What This Chapter Is About
Hiram king of Tyre sends envoys to David with cedar timber, stonemasons, and carpenters to build him a palace. David recognizes that the LORD has established his kingship over Israel and exalted it for the sake of God's people. David takes more wives in Jerusalem and fathers more sons and daughters, whose names are listed. When the Philistines hear that David has been anointed king over all Israel, they mobilize to confront him. David inquires of God whether to attack, and God promises to hand them over. David defeats them at Baal-perazim, declaring that God has broken through his enemies like a flood. The Philistines abandon their idols, which David orders burned. The Philistines attack a second time in the same valley, and David inquires of God again. This time God gives different tactical instructions: do not attack head-on but circle behind them and wait for the sound of marching in the tops of the balsam trees — that will be the signal that God himself has gone out ahead to strike the Philistine camp. David obeys, and the Philistines are routed from Gibeon to Gezer. David's fame spreads to all nations, and the LORD causes all nations to fear him.
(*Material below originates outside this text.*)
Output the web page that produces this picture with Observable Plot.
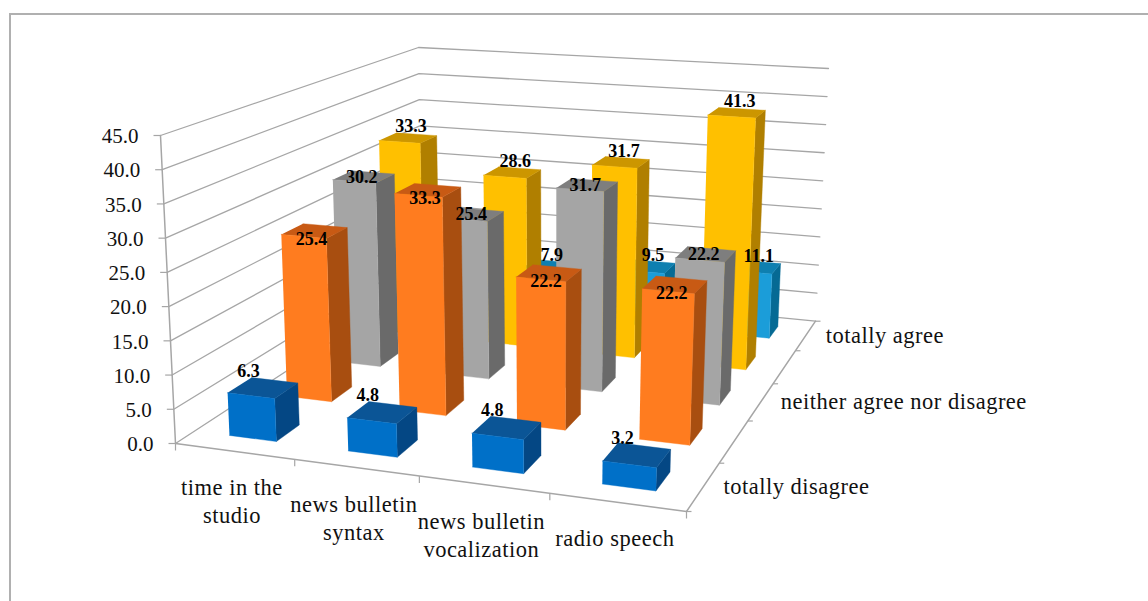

What Makes This Chapter Remarkable
This chapter is strategically placed between the two Ark narratives (chapters 13 and 15-16), serving as an interlude that demonstrates God's blessing on David even while the Ark sits at Obed-edom's house. The theological logic is careful: the Ark's diversion did not mean God had abandoned David. International recognition (Hiram), dynastic growth (children), and military victory (Philistines) all continue. The two Philistine battles showcase two distinct models of divine guidance: in the first, God gives a simple 'go' command; in the second, God provides elaborate tactical instructions involving supernatural signals. The sound of marching in the treetops (qol tsa'adah be-rashei ha-beka'im) is one of the Hebrew Bible's most evocative images of divine warfare — God's invisible army walking through the canopy above David's troops. The burning of Philistine idols (v12) reverses the pattern of 10:10, where Saul's armor was placed in a pagan temple: now pagan gods are destroyed in David's territory.
Translation Friction
Verse 12 presents a significant difference from 2 Samuel 5:21. The Samuel text reads vayyissa'em David va-anashav ('David and his men carried them away'), while the Chronicler reads vayyomer David vayyissarefu va-esh ('David gave the order and they were burned with fire'). The Samuel version has David taking the idols (possibly as trophies), while Chronicles has him destroying them — a theologically motivated revision consistent with Deuteronomy 7:5, which commands the burning of pagan images. The place name in the second battle's rout is also different: 2 Samuel 5:25 reads 'from Geba to Gezer,' while Chronicles reads 'from Gibeon to Gezer' — Gibeon and Geba are different locations, and the discrepancy may reflect textual corruption or alternate traditions.
Connections
Hiram's embassy parallels 2 Samuel 5:11-12 and anticipates the larger Hiram-Solomon partnership for the Temple (2 Chronicles 2). The children born in Jerusalem parallel 2 Samuel 5:13-16 and 1 Chronicles 3:5-9. The Philistine defeats parallel 2 Samuel 5:17-25. The name Baal-perazim ('Lord of Breakthroughs') connects to Perez-uzzah in 13:11 — both use the root parats, creating a theological link: the God who breaks through in judgment (Uzzah) also breaks through in salvation (Philistines). The command to burn the idols connects to Deuteronomy 7:5, 25 and foreshadows the reform movements of later kings. The phrase 'the sound of marching in the tops of the balsam trees' will echo in later prophetic visions of divine warfare.